What to work on:
Your task is to repeat the lines below exactly, excluding any pictures they contain.

::: Data entries

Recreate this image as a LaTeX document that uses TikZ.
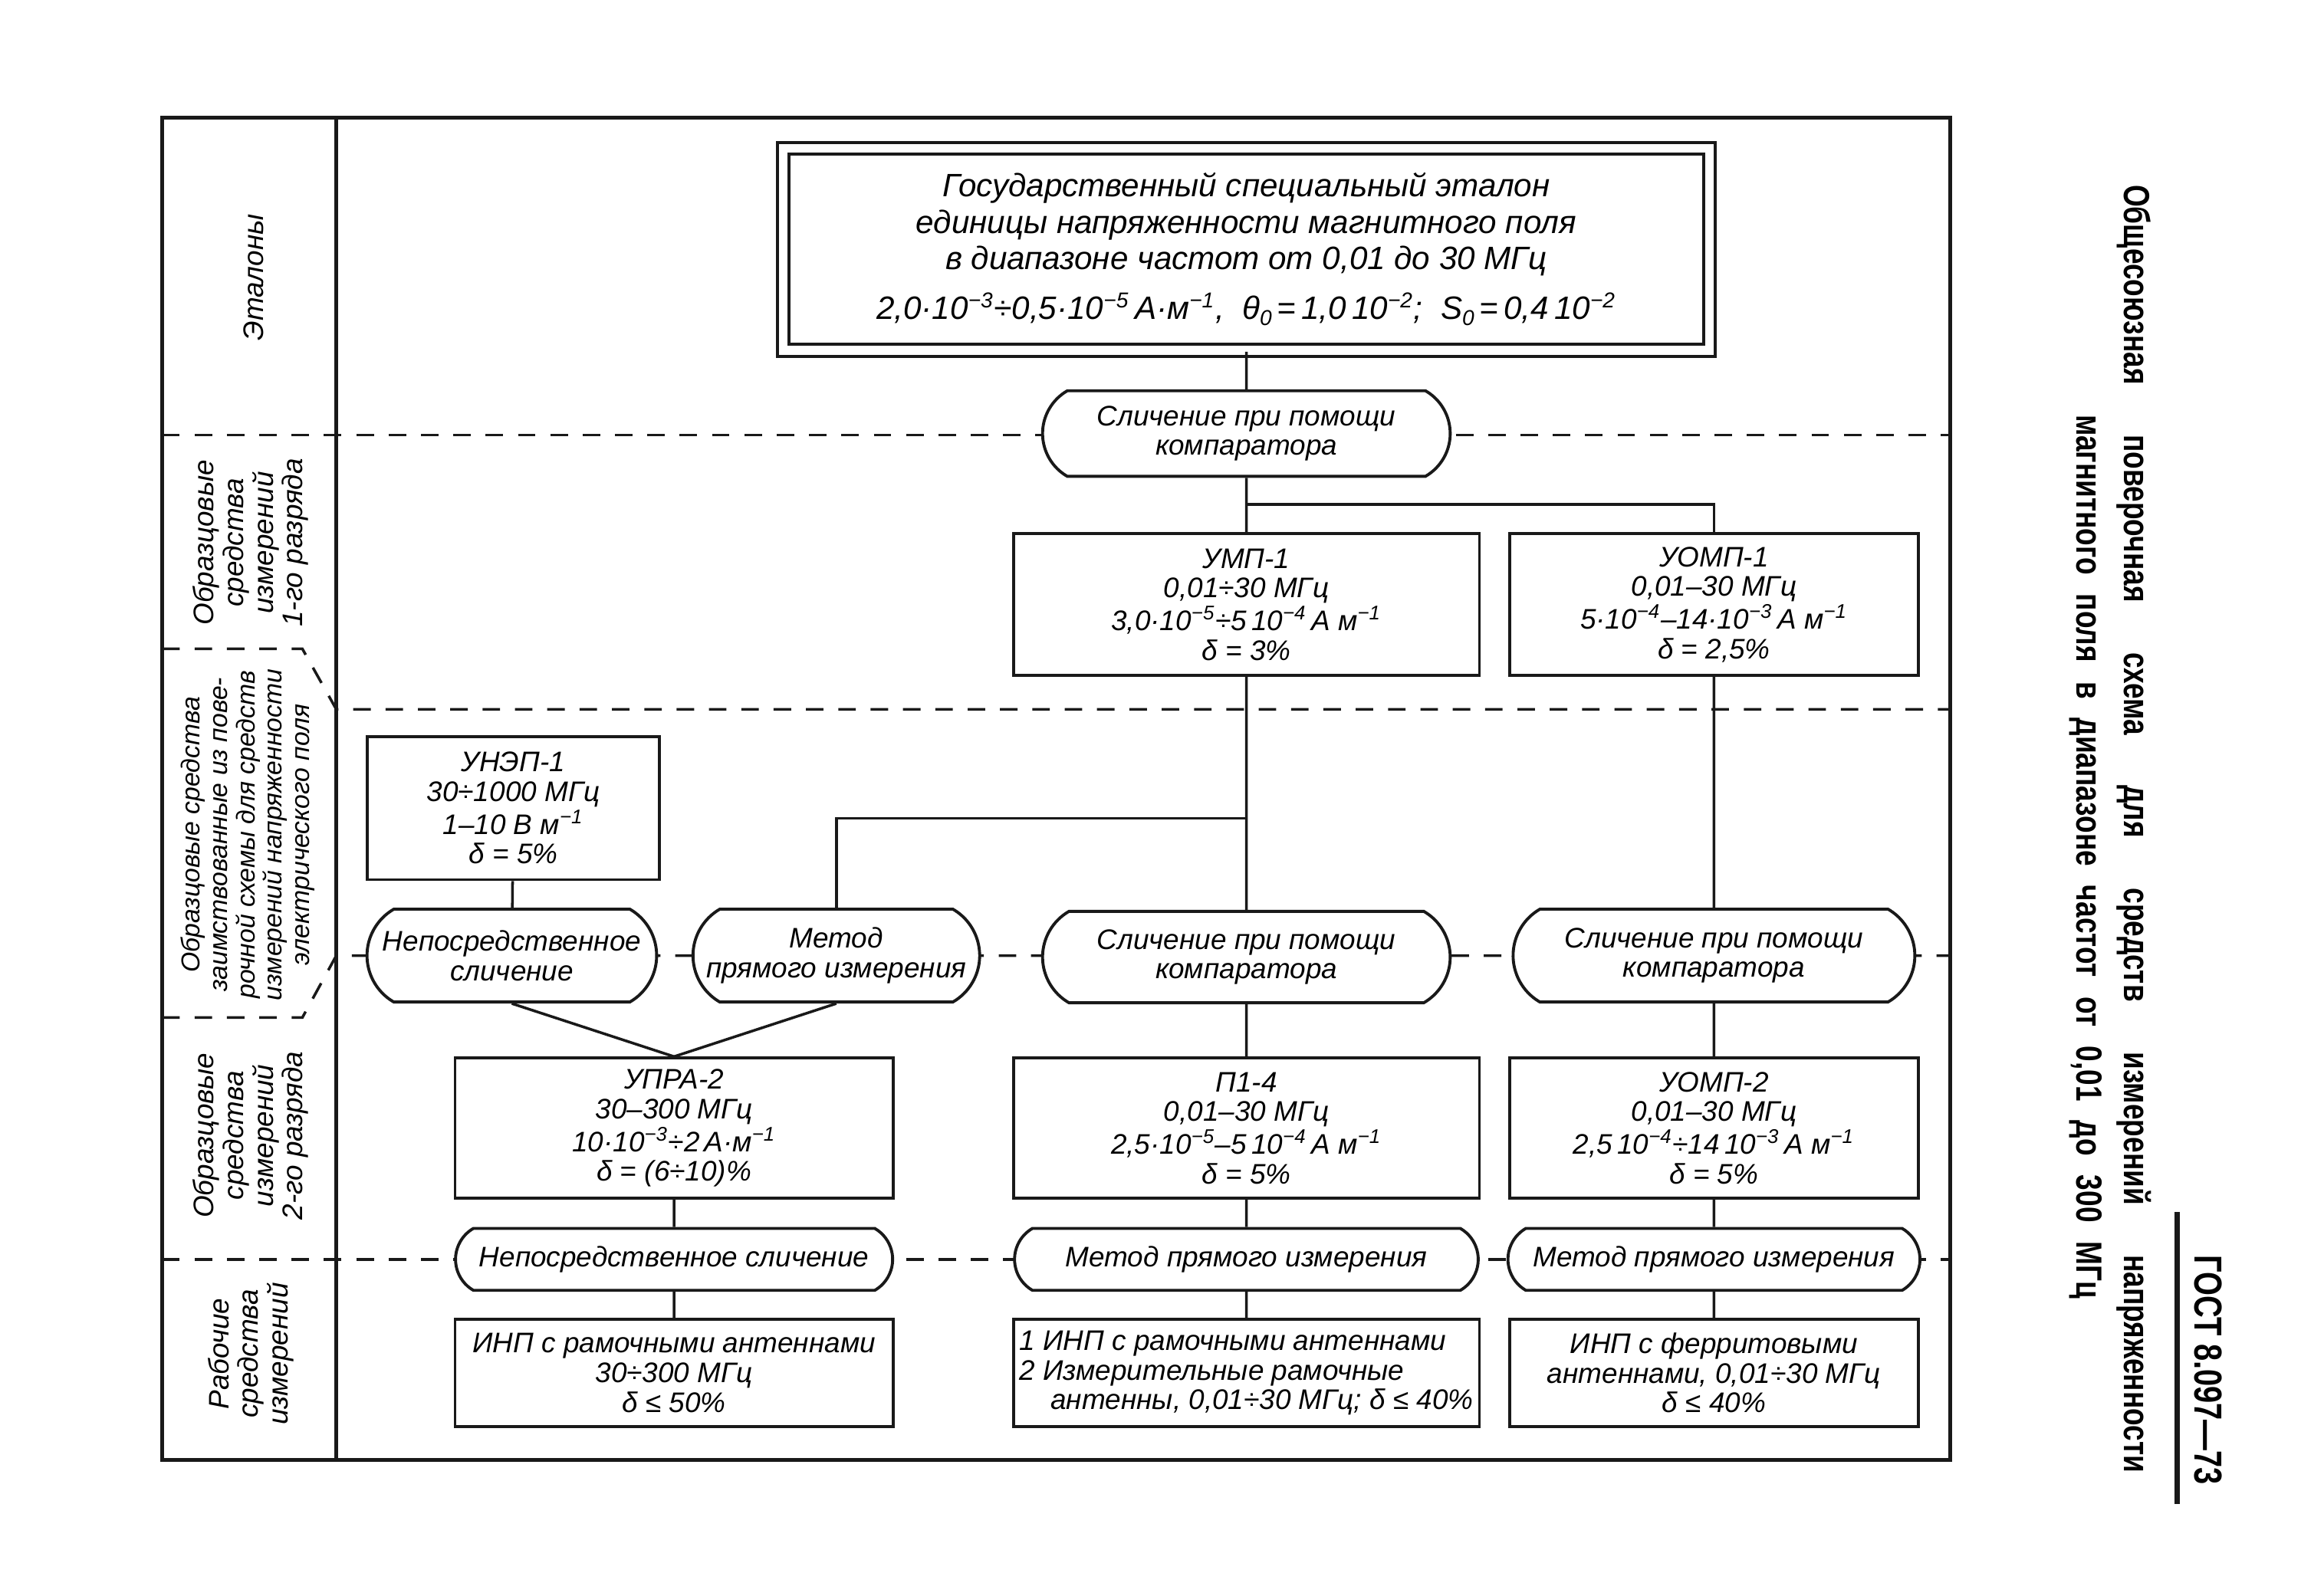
\documentclass[tikz,border=0pt]{standalone}
\usepackage{fontspec}
\setmainfont{Liberation Sans}
\newfontfamily\titlefont{Liberation Sans}[FakeStretch=0.78]
\usetikzlibrary{shapes.misc}

\newcommand{\ux}{0.19237mm}
\newcommand{\pw}[1]{\textsuperscript{#1}}
\newcommand{\ix}[1]{\raisebox{-0.35ex}{\footnotesize #1}}
\colorlet{inkcolor}{black!90}
\tikzset{boxbase/.style 2 args={draw=inkcolor, line width=1.1pt, fill=white, inner sep=1pt, align=center, minimum width=#1*\ux, minimum height=#2*\ux, font=\fontsize{10.5}{11}\selectfont\itshape},%
    device/.style 2 args={boxbase={#1}{#2}, shape=rectangle},%
    method/.style 2 args={boxbase={#1}{#2}, shape=rounded rectangle, rounded rectangle arc length=120},%
    etalonbox/.style 2 args={boxbase={#1}{#2}, shape=rectangle, double, double distance=3.3pt, font=\fontsize{12}{13.5}\selectfont\itshape},%
    conn/.style={-, line width=1pt, color=inkcolor},%
    frame/.style={line width=1.4pt, color=inkcolor},%
    zoneline/.style={line width=1pt, color=inkcolor, dash pattern=on 6.5pt off 5.5pt},%
    rowlabel/.style={rotate=90, align=center, inner sep=0pt, font=\fontsize{10.5}{11}\selectfont\itshape},%
    titleline/.style={rotate=-90, inner sep=0pt, font=\titlefont\fontsize{13.5}{15}\selectfont\bfseries}%
}

\begin{document}
\begin{tikzpicture}[x=\ux, y=-\ux]
            \useasboundingbox (0,0) rectangle (1560,1081.8);
            \begin{scope} %frame and zones
                \draw[frame] (110,80) rectangle (1322,990);
                \draw[frame] (228,80) -- (228,990);
                \draw[zoneline] (110,295) -- (1322,295);
                \draw[zoneline] (110,440) -- (205,440) -- (228,481) -- (1322,481);
                \draw[zoneline] (110,690) -- (205,690) -- (228,648) -- (1322,648);
                \draw[zoneline] (110,854) -- (1322,854);
            \end{scope}
            \begin{scope} %draw vertices
                \node[etalonbox={628}{137}] (etalon) at (845,169) {Государственный специальный эталон\\ единицы напряженности магнитного поля\\ в диапазоне частот от 0,01 до 30 МГц\\[5pt] 2,0·10\pw{−3}÷0,5·10\pw{−5}\,А·м\pw{−1},\ \ θ\ix{0}\,=\,1,0\,10\pw{−2};\ \ S\ix{0}\,=\,0,4\,10\pw{−2}};
                \node[method={280}{58}] (cmpA) at (845,294) {Сличение при помощи\\ компаратора};
                \node[device={316}{96}] (ump1) at (845,410) {УМП-1\\ 0,01÷30 МГц\\ 3,0·10\pw{−5}÷5\,10\pw{−4}\,А м\pw{−1}\\ δ = 3\%};
                \node[device={277}{96}] (uomp1) at (1162,410) {УОМП-1\\ 0,01–30 МГц\\ 5·10\pw{−4}–14·10\pw{−3}\,А м\pw{−1}\\ δ = 2,5\%};
                \node[device={198}{97}] (unep1) at (348,548) {УНЭП-1\\ 30÷1000 МГц\\ 1–10 В м\pw{−1}\\ δ = 5\%};
                \node[method={200}{63}] (nepA) at (347,648) {Непосредственное\\ сличение};
                \node[method={198}{63}] (metA) at (567,648) {Метод\\ прямого измерения};
                \node[method={280}{62}] (cmpB) at (845,649) {Сличение при помощи\\ компаратора};
                \node[method={276}{63}] (cmpC) at (1162,648) {Сличение при помощи\\ компаратора};
                \node[device={297}{95}] (upra2) at (457,765) {УПРА-2\\ 30–300 МГц\\ 10·10\pw{−3}÷2\,А·м\pw{−1}\\ δ = (6÷10)\%};
                \node[device={316}{95}] (p14) at (845,765) {П1-4\\ 0,01–30 МГц\\ 2,5·10\pw{−5}–5\,10\pw{−4}\,А м\pw{−1}\\ δ = 5\%};
                \node[device={277}{95}] (uomp2) at (1162,765) {УОМП-2\\ 0,01–30 МГц\\ 2,5\,10\pw{−4}÷14\,10\pw{−3}\,А м\pw{−1}\\ δ = 5\%};
                \node[method={300}{42}] (nepB) at (457,854) {Непосредственное сличение};
                \node[method={318}{42}] (metB) at (845,854) {Метод прямого измерения};
                \node[method={283}{42}] (metC) at (1162,854) {Метод прямого измерения};
                \node[device={297}{73}] (inpA) at (457,931) {ИНП с рамочными антеннами\\ 30÷300 МГц\\ δ ≤ 50\%};
                \node[device={316}{73}, align=left] (inpB) at (845,931) {1 ИНП с рамочными антеннами\\ 2 Измерительные рамочные\\ \hspace*{1.1em}антенны, 0,01÷30 МГц; δ ≤ 40\%};
                \node[device={277}{73}] (inpC) at (1162,931) {ИНП с ферритовыми\\ антеннами, 0,01÷30 МГц\\ δ ≤ 40\%};
                \coordinate (brA) at (845,342);
                \coordinate (brB) at (845,555);
            \end{scope}
            \begin{scope} %draw connections
                \path (etalon) edge[conn] (cmpA);
                \path (cmpA) edge[conn] (ump1);
                \draw[conn] (uomp1.north) |- (brA);
                \path (ump1) edge[conn] (cmpB);
                \draw[conn] (metA.north) |- (brB);
                \path (uomp1) edge[conn] (cmpC);
                \path (unep1) edge[conn] (nepA);
                \path (nepA.south) edge[conn] (upra2.north);
                \path (metA.south) edge[conn] (upra2.north);
                \path (cmpB) edge[conn] (p14);
                \path (cmpC) edge[conn] (uomp2);
                \path (upra2) edge[conn] (nepB);
                \path (p14) edge[conn] (metB);
                \path (uomp2) edge[conn] (metC);
                \path (nepB) edge[conn] (inpA);
                \path (metB) edge[conn] (inpB);
                \path (metC) edge[conn] (inpC);
            \end{scope}
            \begin{scope} %add labels
                \node[rowlabel] (lvlA) at (172,188) {Эталоны};
                \node[rowlabel] (lvlB) at (170,368) {Образцовые\\ средства\\ измерений\\ 1-го разряда};
                \node[rowlabel, font=\fontsize{9.6}{10.2}\selectfont\itshape] (lvlC) at (168,566) {Образцовые средства\\ заимствованные из пове-\\ рочной схемы для средств\\ измерений напряженности\\ электрического поля};
                \node[rowlabel] (lvlD) at (170,770) {Образцовые\\ средства\\ измерений\\ 2-го разряда};
                \node[rowlabel] (lvlE) at (170,918) {Рабочие\\ средства\\ измерений};
                \node[titleline] (ttlA) at (1447,562) {\makebox[478pt][s]{Общесоюзная поверочная схема для средств измерений напряженности}};
                \node[titleline] (ttlB) at (1414,581) {\makebox[328pt][s]{магнитного поля в диапазоне частот от 0,01 до 300 МГц}};
                \node[titleline, font=\titlefont\fontsize{14.5}{16}\selectfont\bfseries] (gost) at (1497,929) {ГОСТ 8.097—73};
                \draw[line width=2.2pt, color=inkcolor] (1476,822) -- (1476,1020);
            \end{scope}
        \end{tikzpicture}
\end{document}
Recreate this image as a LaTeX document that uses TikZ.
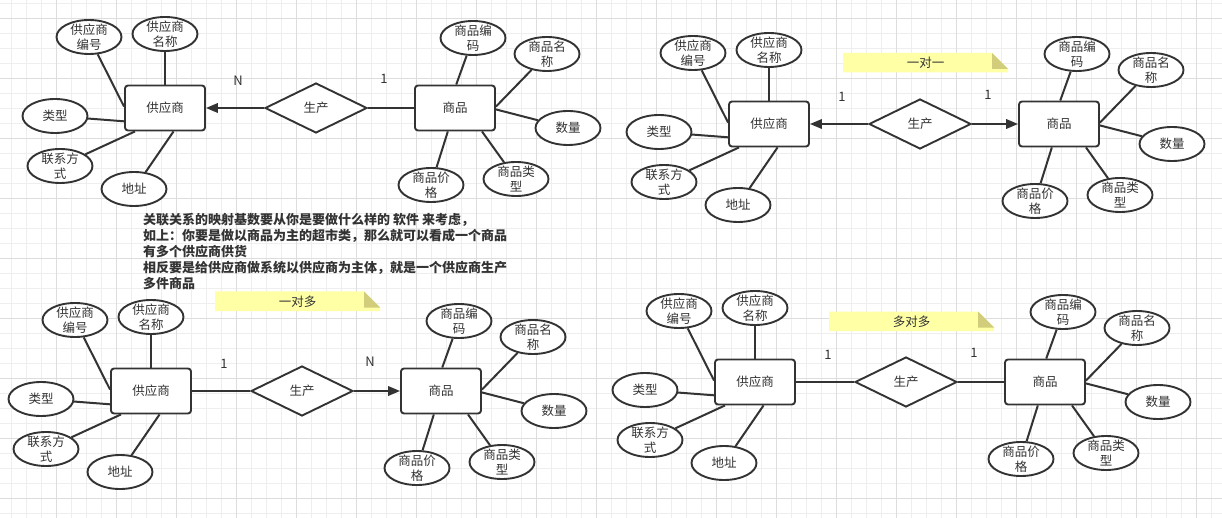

::::::

The answer:
Recreate this image as a LaTeX document that uses TikZ.
\documentclass[tikz,border=0pt]{standalone}
\usepackage{fontspec}
\setmainfont{Liberation Sans}
\newfontfamily\titlefont{Liberation Sans}[FakeStretch=0.78]
\usetikzlibrary{shapes.misc}

\newcommand{\ux}{0.19237mm}
\newcommand{\pw}[1]{\textsuperscript{#1}}
\newcommand{\ix}[1]{\raisebox{-0.35ex}{\footnotesize #1}}
\colorlet{inkcolor}{black!90}
\tikzset{boxbase/.style 2 args={draw=inkcolor, line width=1.1pt, fill=white, inner sep=1pt, align=center, minimum width=#1*\ux, minimum height=#2*\ux, font=\fontsize{10.5}{11}\selectfont\itshape},%
    device/.style 2 args={boxbase={#1}{#2}, shape=rectangle},%
    method/.style 2 args={boxbase={#1}{#2}, shape=rounded rectangle, rounded rectangle arc length=120},%
    etalonbox/.style 2 args={boxbase={#1}{#2}, shape=rectangle, double, double distance=3.3pt, font=\fontsize{12}{13.5}\selectfont\itshape},%
    conn/.style={-, line width=1pt, color=inkcolor},%
    frame/.style={line width=1.4pt, color=inkcolor},%
    zoneline/.style={line width=1pt, color=inkcolor, dash pattern=on 6.5pt off 5.5pt},%
    rowlabel/.style={rotate=90, align=center, inner sep=0pt, font=\fontsize{10.5}{11}\selectfont\itshape},%
    titleline/.style={rotate=-90, inner sep=0pt, font=\titlefont\fontsize{13.5}{15}\selectfont\bfseries}%
}

\begin{document}
\begin{tikzpicture}[x=\ux, y=-\ux]
            \useasboundingbox (0,0) rectangle (1560,1081.8);
            \begin{scope} %frame and zones
                \draw[frame] (110,80) rectangle (1322,990);
                \draw[frame] (228,80) -- (228,990);
                \draw[zoneline] (110,295) -- (1322,295);
                \draw[zoneline] (110,440) -- (205,440) -- (228,481) -- (1322,481);
                \draw[zoneline] (110,690) -- (205,690) -- (228,648) -- (1322,648);
                \draw[zoneline] (110,854) -- (1322,854);
            \end{scope}
            \begin{scope} %draw vertices
                \node[etalonbox={628}{137}] (etalon) at (845,169) {Государственный специальный эталон\\ единицы напряженности магнитного поля\\ в диапазоне частот от 0,01 до 30 МГц\\[5pt] 2,0·10\pw{−3}÷0,5·10\pw{−5}\,А·м\pw{−1},\ \ θ\ix{0}\,=\,1,0\,10\pw{−2};\ \ S\ix{0}\,=\,0,4\,10\pw{−2}};
                \node[method={280}{58}] (cmpA) at (845,294) {Сличение при помощи\\ компаратора};
                \node[device={316}{96}] (ump1) at (845,410) {УМП-1\\ 0,01÷30 МГц\\ 3,0·10\pw{−5}÷5\,10\pw{−4}\,А м\pw{−1}\\ δ = 3\%};
                \node[device={277}{96}] (uomp1) at (1162,410) {УОМП-1\\ 0,01–30 МГц\\ 5·10\pw{−4}–14·10\pw{−3}\,А м\pw{−1}\\ δ = 2,5\%};
                \node[device={198}{97}] (unep1) at (348,548) {УНЭП-1\\ 30÷1000 МГц\\ 1–10 В м\pw{−1}\\ δ = 5\%};
                \node[method={200}{63}] (nepA) at (347,648) {Непосредственное\\ сличение};
                \node[method={198}{63}] (metA) at (567,648) {Метод\\ прямого измерения};
                \node[method={280}{62}] (cmpB) at (845,649) {Сличение при помощи\\ компаратора};
                \node[method={276}{63}] (cmpC) at (1162,648) {Сличение при помощи\\ компаратора};
                \node[device={297}{95}] (upra2) at (457,765) {УПРА-2\\ 30–300 МГц\\ 10·10\pw{−3}÷2\,А·м\pw{−1}\\ δ = (6÷10)\%};
                \node[device={316}{95}] (p14) at (845,765) {П1-4\\ 0,01–30 МГц\\ 2,5·10\pw{−5}–5\,10\pw{−4}\,А м\pw{−1}\\ δ = 5\%};
                \node[device={277}{95}] (uomp2) at (1162,765) {УОМП-2\\ 0,01–30 МГц\\ 2,5\,10\pw{−4}÷14\,10\pw{−3}\,А м\pw{−1}\\ δ = 5\%};
                \node[method={300}{42}] (nepB) at (457,854) {Непосредственное сличение};
                \node[method={318}{42}] (metB) at (845,854) {Метод прямого измерения};
                \node[method={283}{42}] (metC) at (1162,854) {Метод прямого измерения};
                \node[device={297}{73}] (inpA) at (457,931) {ИНП с рамочными антеннами\\ 30÷300 МГц\\ δ ≤ 50\%};
                \node[device={316}{73}, align=left] (inpB) at (845,931) {1 ИНП с рамочными антеннами\\ 2 Измерительные рамочные\\ \hspace*{1.1em}антенны, 0,01÷30 МГц; δ ≤ 40\%};
                \node[device={277}{73}] (inpC) at (1162,931) {ИНП с ферритовыми\\ антеннами, 0,01÷30 МГц\\ δ ≤ 40\%};
                \coordinate (brA) at (845,342);
                \coordinate (brB) at (845,555);
            \end{scope}
            \begin{scope} %draw connections
                \path (etalon) edge[conn] (cmpA);
                \path (cmpA) edge[conn] (ump1);
                \draw[conn] (uomp1.north) |- (brA);
                \path (ump1) edge[conn] (cmpB);
                \draw[conn] (metA.north) |- (brB);
                \path (uomp1) edge[conn] (cmpC);
                \path (unep1) edge[conn] (nepA);
                \path (nepA.south) edge[conn] (upra2.north);
                \path (metA.south) edge[conn] (upra2.north);
                \path (cmpB) edge[conn] (p14);
                \path (cmpC) edge[conn] (uomp2);
                \path (upra2) edge[conn] (nepB);
                \path (p14) edge[conn] (metB);
                \path (uomp2) edge[conn] (metC);
                \path (nepB) edge[conn] (inpA);
                \path (metB) edge[conn] (inpB);
                \path (metC) edge[conn] (inpC);
            \end{scope}
            \begin{scope} %add labels
                \node[rowlabel] (lvlA) at (172,188) {Эталоны};
                \node[rowlabel] (lvlB) at (170,368) {Образцовые\\ средства\\ измерений\\ 1-го разряда};
                \node[rowlabel, font=\fontsize{9.6}{10.2}\selectfont\itshape] (lvlC) at (168,566) {Образцовые средства\\ заимствованные из пове-\\ рочной схемы для средств\\ измерений напряженности\\ электрического поля};
                \node[rowlabel] (lvlD) at (170,770) {Образцовые\\ средства\\ измерений\\ 2-го разряда};
                \node[rowlabel] (lvlE) at (170,918) {Рабочие\\ средства\\ измерений};
                \node[titleline] (ttlA) at (1447,562) {\makebox[478pt][s]{Общесоюзная поверочная схема для средств измерений напряженности}};
                \node[titleline] (ttlB) at (1414,581) {\makebox[328pt][s]{магнитного поля в диапазоне частот от 0,01 до 300 МГц}};
                \node[titleline, font=\titlefont\fontsize{14.5}{16}\selectfont\bfseries] (gost) at (1497,929) {ГОСТ 8.097—73};
                \draw[line width=2.2pt, color=inkcolor] (1476,822) -- (1476,1020);
            \end{scope}
        \end{tikzpicture}
\end{document}
Recreate this image as a LaTeX document that uses TikZ.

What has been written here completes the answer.